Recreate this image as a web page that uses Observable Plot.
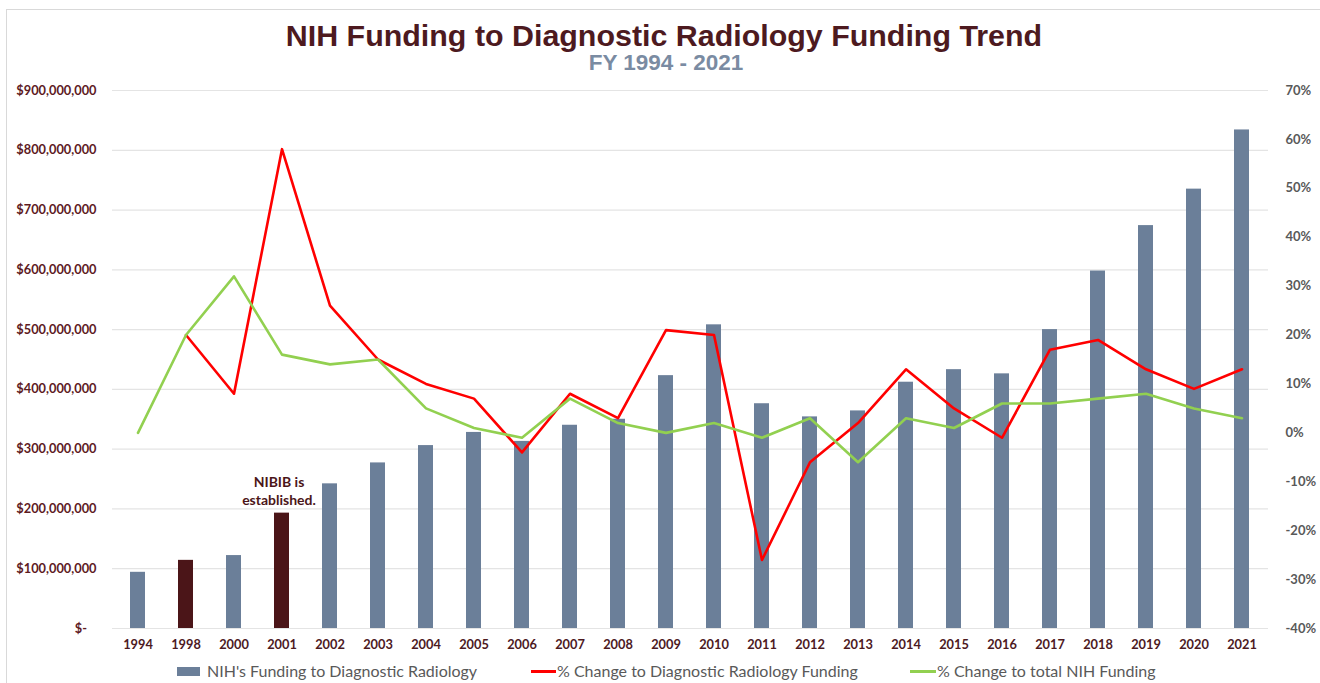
...
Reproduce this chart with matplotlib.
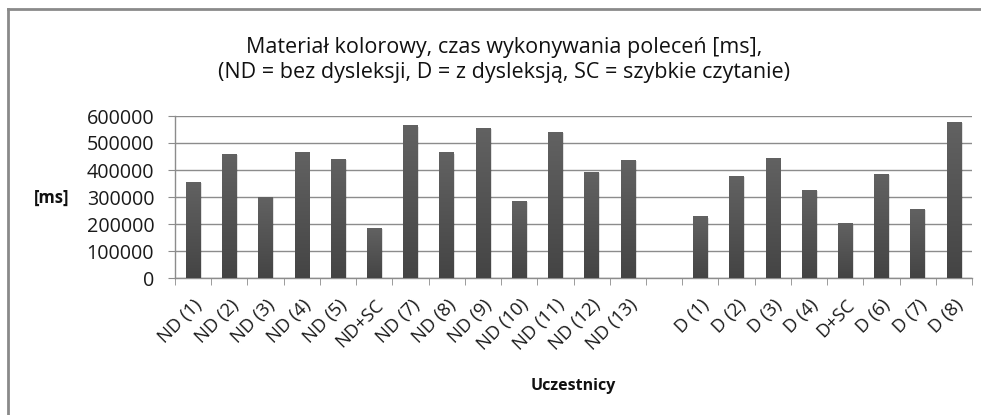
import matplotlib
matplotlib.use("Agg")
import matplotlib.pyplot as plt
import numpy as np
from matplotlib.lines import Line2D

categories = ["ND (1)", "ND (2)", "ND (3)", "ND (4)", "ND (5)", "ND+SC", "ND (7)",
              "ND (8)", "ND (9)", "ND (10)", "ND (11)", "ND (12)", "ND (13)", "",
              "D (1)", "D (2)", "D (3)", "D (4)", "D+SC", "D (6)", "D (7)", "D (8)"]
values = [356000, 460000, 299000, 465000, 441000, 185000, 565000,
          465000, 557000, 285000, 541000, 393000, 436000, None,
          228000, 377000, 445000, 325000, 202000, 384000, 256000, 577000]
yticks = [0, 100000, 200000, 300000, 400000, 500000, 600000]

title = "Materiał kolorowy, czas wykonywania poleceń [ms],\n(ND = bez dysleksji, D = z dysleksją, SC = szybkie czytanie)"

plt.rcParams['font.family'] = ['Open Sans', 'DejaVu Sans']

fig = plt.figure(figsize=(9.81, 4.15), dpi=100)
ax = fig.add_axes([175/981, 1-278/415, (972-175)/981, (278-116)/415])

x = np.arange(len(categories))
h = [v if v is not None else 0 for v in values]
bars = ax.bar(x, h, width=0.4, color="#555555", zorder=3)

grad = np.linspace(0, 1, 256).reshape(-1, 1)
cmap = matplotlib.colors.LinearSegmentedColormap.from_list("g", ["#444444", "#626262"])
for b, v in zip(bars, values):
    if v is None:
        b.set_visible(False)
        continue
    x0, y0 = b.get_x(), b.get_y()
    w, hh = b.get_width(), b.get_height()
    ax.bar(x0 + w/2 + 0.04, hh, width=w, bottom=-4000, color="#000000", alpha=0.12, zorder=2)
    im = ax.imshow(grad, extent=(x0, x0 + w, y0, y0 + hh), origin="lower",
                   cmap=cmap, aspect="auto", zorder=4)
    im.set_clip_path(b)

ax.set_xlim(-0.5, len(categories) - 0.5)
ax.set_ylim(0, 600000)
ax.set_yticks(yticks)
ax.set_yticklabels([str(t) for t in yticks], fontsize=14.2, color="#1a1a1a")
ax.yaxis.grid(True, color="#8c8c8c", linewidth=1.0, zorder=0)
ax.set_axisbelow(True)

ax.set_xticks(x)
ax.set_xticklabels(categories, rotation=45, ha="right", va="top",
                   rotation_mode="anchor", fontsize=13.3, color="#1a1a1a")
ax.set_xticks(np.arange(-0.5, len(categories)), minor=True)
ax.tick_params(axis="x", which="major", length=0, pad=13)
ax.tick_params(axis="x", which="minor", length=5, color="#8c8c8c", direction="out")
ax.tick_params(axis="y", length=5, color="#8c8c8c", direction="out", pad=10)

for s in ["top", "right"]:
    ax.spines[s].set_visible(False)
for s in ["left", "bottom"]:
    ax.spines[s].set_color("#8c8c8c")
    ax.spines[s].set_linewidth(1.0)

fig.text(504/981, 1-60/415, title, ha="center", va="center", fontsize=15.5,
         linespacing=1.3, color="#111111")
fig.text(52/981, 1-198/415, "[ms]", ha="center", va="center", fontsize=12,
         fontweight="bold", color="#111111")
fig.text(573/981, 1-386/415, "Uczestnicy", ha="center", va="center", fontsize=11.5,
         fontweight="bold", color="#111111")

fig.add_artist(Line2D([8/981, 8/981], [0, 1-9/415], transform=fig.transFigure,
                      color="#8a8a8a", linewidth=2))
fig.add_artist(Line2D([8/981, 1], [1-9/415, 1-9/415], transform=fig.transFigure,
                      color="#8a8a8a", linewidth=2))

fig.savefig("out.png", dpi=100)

GIVEN PROBLEM: Look above and copy only the lines from the one holding "Reproduce this chart with matplotlib." to the one holding "plt.rcParams['font.family'] = ['Open", both included, exactly, minus the pictures.

FINAL ANSWER:
Reproduce this chart with matplotlib.
import matplotlib
matplotlib.use("Agg")
import matplotlib.pyplot as plt
import numpy as np
from matplotlib.lines import Line2D

categories = ["ND (1)", "ND (2)", "ND (3)", "ND (4)", "ND (5)", "ND+SC", "ND (7)",
              "ND (8)", "ND (9)", "ND (10)", "ND (11)", "ND (12)", "ND (13)", "",
              "D (1)", "D (2)", "D (3)", "D (4)", "D+SC", "D (6)", "D (7)", "D (8)"]
values = [356000, 460000, 299000, 465000, 441000, 185000, 565000,
          465000, 557000, 285000, 541000, 393000, 436000, None,
          228000, 377000, 445000, 325000, 202000, 384000, 256000, 577000]
yticks = [0, 100000, 200000, 300000, 400000, 500000, 600000]

title = "Materiał kolorowy, czas wykonywania poleceń [ms],\n(ND = bez dysleksji, D = z dysleksją, SC = szybkie czytanie)"

plt.rcParams['font.family'] = ['Open Sans', 'DejaVu Sans']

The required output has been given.